Today, it seems that gold from the DRC is all clean, no rebel involvement, no child labour or any international law violations, the same goes for DRC Gold Trading SA, the company is spotless, squeaky clean.
According to the UN report, if you run a standard check on DRC Gold Trading SA, you will get information saying it is a state-owned Congolese company that has no OFAC designations, and no Interpol notices as well.
The same goes for Auric Hub Ltd, the Abu Dhabi refinery that processed Primera Gold’s exports, the search does not trigger any red flags whatsoever.
“The sanctions, the armed groups, the child labor, the missing revenues…none of it surfaces in a database query,” queries the UN report.
The EU’s Corporate Sustainability Due Diligence Directive, which enters phased application from 2028, will require large companies to identify and mitigate adverse human rights and environmental impacts across their value chains.
The issue here is that the EU Conflict Minerals Regulation demands supply chain due diligence for gold imports, however, despite this legal provision, “…Primera Gold operated for over a year exporting $300 million in gold from documented conflict-affected areas without publishing a single due diligence report required under Congolese law,” says the UN report which also points out that even the required ICGLR audit of its operations was never conducted.
It seems that current screening tools simply do not capture the illicit flow of DRC gold. As the Project Tantalus report shows; “The relationships connecting conflict minerals to global markets is hidden in shared directorships, overlapping corporate addresses, and debt obligations between shell entities registered across multiple jurisdictions.”

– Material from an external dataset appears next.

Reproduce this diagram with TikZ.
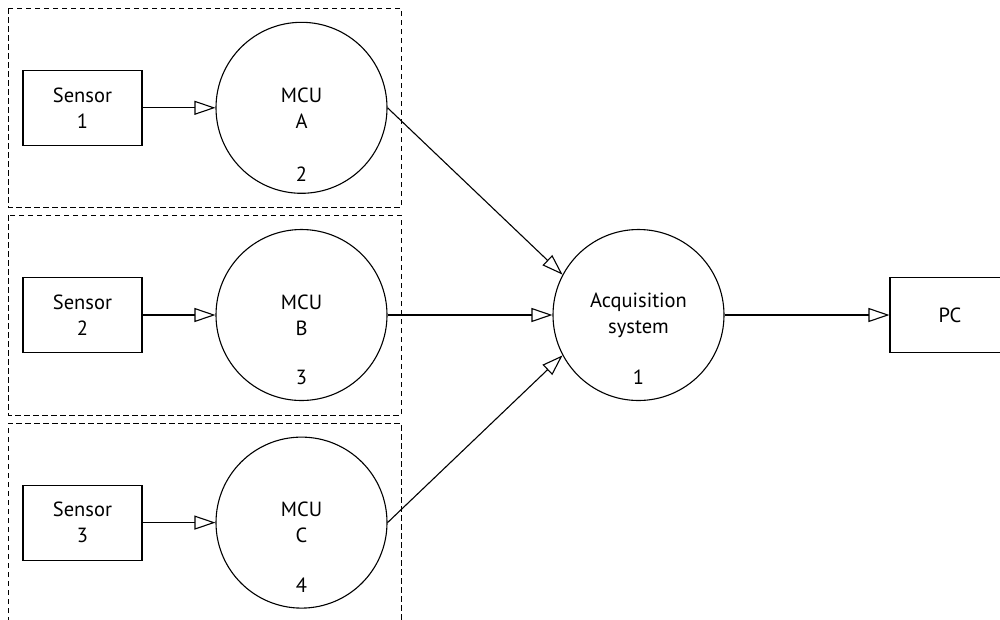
\documentclass[tikz,border=0pt]{standalone}
\usepackage{fontspec}
\setmainfont{PT Sans}
\usetikzlibrary{arrows.meta}
\tikzset{
  x=1pt, y=-1pt,
  every node/.style={font=\fontsize{20.5}{26}\selectfont, text=black},
  group/.style={draw=black, line width=1pt, dash pattern=on 5.5pt off 3.5pt},
  sensorbox/.style={draw, line width=1.1pt, minimum width=119pt, minimum height=75pt, inner sep=0pt, align=center},
  proc/.style={draw, circle, line width=1.1pt, minimum size=171pt, inner sep=0pt, align=center},
  flow/.style={line width=1.1pt, -{Triangle[open, length=21pt, width=14pt, line width=1.1pt]}},
  numlabel/.style={inner sep=0pt}
}
\begin{document}
\begin{tikzpicture}
\useasboundingbox (0,0) rectangle (1000,619);
\fill[white] (0,0) rectangle (1000,619);
% dashed groups
\draw[group] (8,8) rectangle (401,207);
\draw[group] (8,215) rectangle (401,415);
\draw[group] (8,640) -- (8,423) -- (401,423) -- (401,640);
% sensors
\node[sensorbox] (s1) at (82.5,107.8) {Sensor\\1};
\node[sensorbox] (s2) at (82.5,315) {Sensor\\2};
\node[sensorbox] (s3) at (82.5,522.6) {Sensor\\3};
% MCUs
\node[proc] (mA) at (301.5,107.8) {MCU\\A};
\node[proc] (mB) at (301.5,315) {MCU\\B};
\node[proc] (mC) at (301.5,522.6) {MCU\\C};
\node[numlabel] (nA) at (301.5,174) {2};
\node[numlabel] (nB) at (301.5,377) {3};
\node[numlabel] (nC) at (301.5,585) {4};
% acquisition
\node[proc] (acq) at (638.5,315) {Acquisition\\system};
\node[numlabel] (n1) at (638.5,377) {1};
% PC
\node[sensorbox, minimum width=120pt] (pc) at (950,315) {PC};
% connectors
\draw[flow] (s1.east) -- (mA.west);
\draw[flow] (s2.east) -- (mB.west);
\draw[flow] (s3.east) -- (mC.west);
\draw[flow] (mA.east) -- (acq.152);
\draw[flow] (mB.east) -- (acq.west);
\draw[flow] (mC.east) -- (acq.208);
\draw[flow] (acq.east) -- (pc.west);
\end{tikzpicture}
\end{document}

The DRC government owned monopoly Primera Gold SA was and is supposed to be the legitimate, state sanctioned channel that was meant to formalize and ‘clean up’ DRC’s artisanal gold, it did not.
According to the report, the supply chain the company built kept operating through conflict zones, revenues generated disappeared from state budgets.
“The corporate architecture behind it (Primera Gold SA) connected this joint venture to private interests of one of the Gulf’s most powerful figures,” the report alleges.
Worse still, even when the company was ‘closed’ the flow of gold went on through Rwanda, through Gasabo, and back to the same refineries in the UAE.
“The geography of the DRC gold pipeline shifted but its destination did not,” the report concludes.
Today, the DRC is working to clean the supply chain, to this end, it launched its first state-owned gold refinery in Kalemie to refine its gold domestically effectively anchoring the shipping of raw ore to Dubai, will this work or will it end on paper?